Gece O Kadar Kirliydi ki İkisi de Kayboldu isimli oyunu, Brezilyalı yazar Plinio Marcos yazmış, yazar ve çevirmen Orhan Güner dilimize kazandırmıştır.
Oyunda, pazarda çalışan ve aynı bodrum katını paylaşan iki hamalın hikayesi anlatılmakta. Liseyi bitirmiş ve bu yüzden kendini diğerinden daha bilgili ilan eden, bulunduğu durumu bankada memuriyet gibi bir iş bularak değiştireceğini düşünen, metropole tarladan gelmiş Tonho ile şehirde büyümüş, şehir hayatını tanıyan ve bu yönüyle diğerine üstünlük sağlayan, okumamış, yoksulluğu bilen, bir şeyler kazanmak için her türlü yolu mübah gören, bundan gocunmayan, sınıf atlama gayretinde olmayıp, şehir hayatının sunduğu her türlü zevki tatmak isteyen Pako’nun hikayesi.
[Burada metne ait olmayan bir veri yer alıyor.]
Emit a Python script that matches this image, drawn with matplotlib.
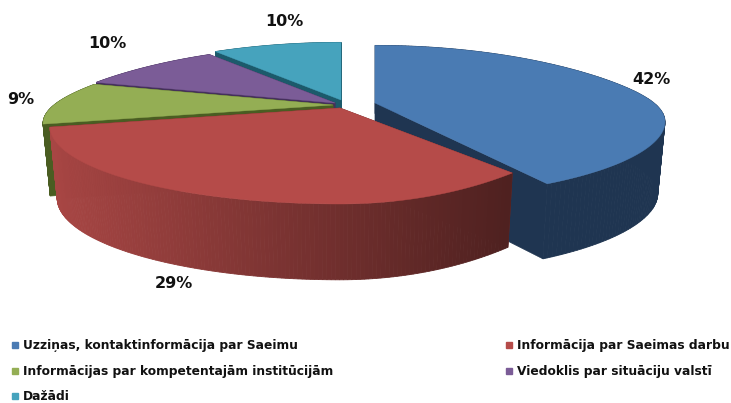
import numpy as np
import matplotlib
matplotlib.use('Agg')
import matplotlib.pyplot as plt
from matplotlib.colors import to_rgb

labels = ['Uzziņas, kontaktinformācija par Saeimu', 'Informācija par Saeimas darbu',
          'Informācijas par kompetentajām institūcijām', 'Viedoklis par situāciju valstī', 'Dažādi']
values = [42, 29, 9, 10, 10]
top_colors = ['#4a7bb3', '#b54b49', '#94ae54', '#7b5c97', '#46a3bd']
wall_colors = ['#1f3551', '#7a302e', '#4a5d22', '#45305c', '#1c5a6b']

# pixel layout of the fake 3d pie
apex = [(375, 103), (340, 108), (333, 105), (335, 103), (341, 100)]
label_pos = [(651, 79), (174, 283), (21, 100), (107, 44), (284, 22)]
legend_pos = [(11, 345), (505, 345), (11, 371), (505, 371), (11, 396)]

W, H = 731, 403
A, B = 279, 72
DEPTH = 71
RED_LIFT = 68  # red rim rises faster on the right than the blue one


def project(angle, ap, lift=0):
    # angle in degrees clockwise from 12 o'clock, radius 1
    a = np.radians(angle)
    x, y = np.sin(a), np.cos(a)
    q = 0.315 + 0.065 * np.tanh(3 * y)
    sx = ap[0] + A * x / (1 + q * y)
    sy = ap[1] - B * y / (1 + 0.25 * y) - lift * np.clip(x, 0, 1) ** 2
    return sx, sy


def lower(sx, sy, ap):
    # same point on the bottom face of the pie
    return ap[0] + (sx - ap[0]) * 0.975, ap[1] + DEPTH + (sy - ap[1]) * 1.05


def mix(c, f):
    return tuple(np.array(to_rgb(c)) * f)


fig = plt.figure(figsize=(W / 100, H / 100), dpi=100)
ax = fig.add_axes([0, 0, 1, 1])
ax.set_xlim(0, W)
ax.set_ylim(H, 0)
ax.axis('off')

edges = np.cumsum([0] + values) * 3.6

# back slices first, the red one has to end up over the blue wall
for i in [4, 3, 2, 0, 1]:
    ap = apex[i]
    ang = np.linspace(edges[i], edges[i + 1], 160)
    sx, sy = project(ang, ap, RED_LIFT if i == 1 else 0)
    bx, by = lower(sx, sy, ap)
    low_x, low_y = lower(ap[0], ap[1], ap)
    # cut walls
    ax.fill([ap[0], sx[0], bx[0], low_x], [ap[1], sy[0], by[0], low_y], color=wall_colors[i], lw=0.5)
    ax.fill([ap[0], sx[-1], bx[-1], low_x], [ap[1], sy[-1], by[-1], low_y], color=wall_colors[i], lw=0.5)
    # outer wall, strip by strip because of the shading
    for k in range(len(ang) - 1):
        if i == 1:
            f = np.interp(sx[k], [49, 510], [1.0, 0.47])
            c = mix('#a84644', f)
        else:
            c = wall_colors[i]
        ax.fill([sx[k], sx[k + 1], bx[k + 1], bx[k]], [sy[k], sy[k + 1], by[k + 1], by[k]],
                color=c, lw=0.6)
    ax.fill(np.r_[ap[0], sx], np.r_[ap[1], sy], color=top_colors[i], lw=0.3)

for i, v in enumerate(values):
    ax.text(label_pos[i][0], label_pos[i][1], '%d%%' % v, ha='center', va='center',
            fontsize=11.5, fontweight='semibold', family='DejaVu Sans', color='#111111')

for i, lab in enumerate(labels):
    x, y = legend_pos[i]
    ax.plot([x + 3.5], [y], marker='s', ms=4.8, color=top_colors[i], ls='none')
    ax.text(x + 12, y, lab, ha='left', va='center', fontsize=8.8, family='DejaVu Sans',
            fontweight='semibold', color='#111111')

fig.savefig('out.png', dpi=100)
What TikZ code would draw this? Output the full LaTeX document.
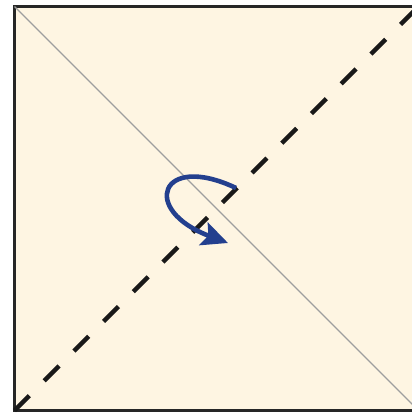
\documentclass[tikz,border=0pt]{standalone}
\usetikzlibrary{arrows.meta}
\definecolor{paper}{HTML}{FEF5E2}
\definecolor{foldblue}{HTML}{233F8E}

\begin{document}
\begin{tikzpicture}[
  x=1pt, y=-1pt,
  sheet/.style={fill=paper, draw=black!85, line width=3pt},
  crease/.style={draw=black!38, line width=1.1pt},
  valley/.style={draw=black!90, line width=4.4pt, dash pattern=on 21pt off 21pt},
  turn/.style={draw=foldblue, line width=4.6pt, -{Stealth[length=26pt, width=24pt, inset=5pt]}}
]
  \useasboundingbox (0,0) rectangle (412,415);
  \clip (0,0) rectangle (412,415);
  \coordinate (tl) at (14.5,6.5);
  \coordinate (tr) at (418.5,6.5);
  \coordinate (bl) at (14.5,410.5);
  \coordinate (br) at (418.5,410.5);

  \draw [sheet] (tl) rectangle (br);
  \draw [crease] (tl) -- (br);
  \draw [valley] (bl) -- (tr);

  % turn over arrow
  \coordinate (from) at (236,188);
  \coordinate (to) at (228,243);
  \draw [turn] (from) .. controls (160,152) and (140,210) .. (to);
\end{tikzpicture}
\end{document}
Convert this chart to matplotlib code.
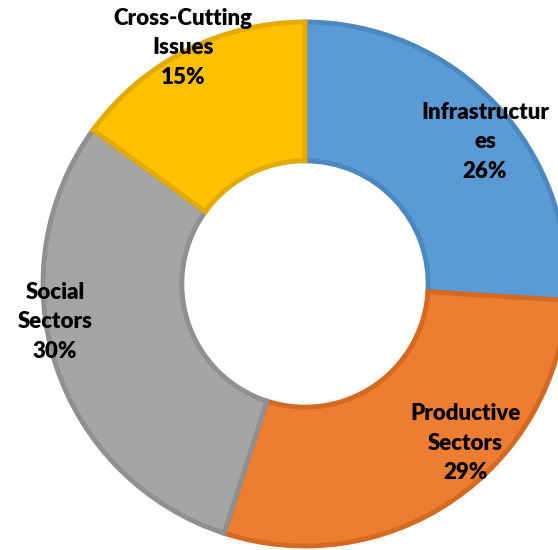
import matplotlib.pyplot as plt

labels = ['Infrastructur\nes', 'Productive\nSectors', 'Social\nSectors', 'Cross-Cutting\nIssues']
shares = [26, 29, 30, 15]
colors = ['#5B9BD5', '#ED7D31', '#A5A5A5', '#FFC000']
edges = ['#4C88C0', '#D46A22', '#909090', '#E3AA00']

# where the labels sit (data units, donut radius = 1)
label_xy = [(0.687, 0.542), (0.611, -0.607), (-0.954, -0.145), (-0.466, 0.901)]

fig = plt.figure(figsize=(5.58, 5.5), dpi=100)
ax = fig.add_axes([0, 0, 1, 1])

wedges, texts = ax.pie(shares, labels=[f'{l}\n{s}%' for l, s in zip(labels, shares)],
                       colors=colors, startangle=90, counterclock=False,
                       wedgeprops=dict(width=0.53, linewidth=3.5),
                       textprops=dict(fontsize=16, fontweight='heavy', family='Lato',
                                      ha='center', va='center', linespacing=1.5))
for w, ec in zip(wedges, edges):
    w.set_edgecolor(ec)
for t, xy in zip(texts, label_xy):
    t.set_position(xy)
    t.set_ha('center')
    t.set_va('center')

ax.set_xlim(-305 / 262, 253 / 262)
ax.set_ylim(-266 / 262, 284 / 262)
ax.set_aspect('auto')
ax.axis('off')

fig.savefig('out.png', dpi=100)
İki karakterin birbirini ötekileştirip, hiçbir şeyi paylaşmayıp, çoğaltmayıp, metropolün pisliğinde ve karanlığında yok oluşa sürüklenmelerinin samimi bir anlatımı “Gece O Kadar Kirliydi ki ikisi de Kayboldu”.
Tiyatro Baykuş’un oyuna, hikayeye ve karakterlere yaklaşımı ise tam tersi; ötekileştirmeden, yabancılaşmadan hikayeyi anlatmak. Günümüz hastalığı olan birbirimizin sırtına basarak sınıf atlama telaşının, bir şeylere sahip olma hırsının bireysel bir hastalık olmadığını bilerek, tam da bu nedenle karakterleri suçlamadan, onları anlamaya, anlatmaya çalışmak.
Çünkü biz biliyoruz ki yoksulluk suç değil ve yoksullartırılmış insanların birbirlerini yok etmesi için daima bir sebep bulunur.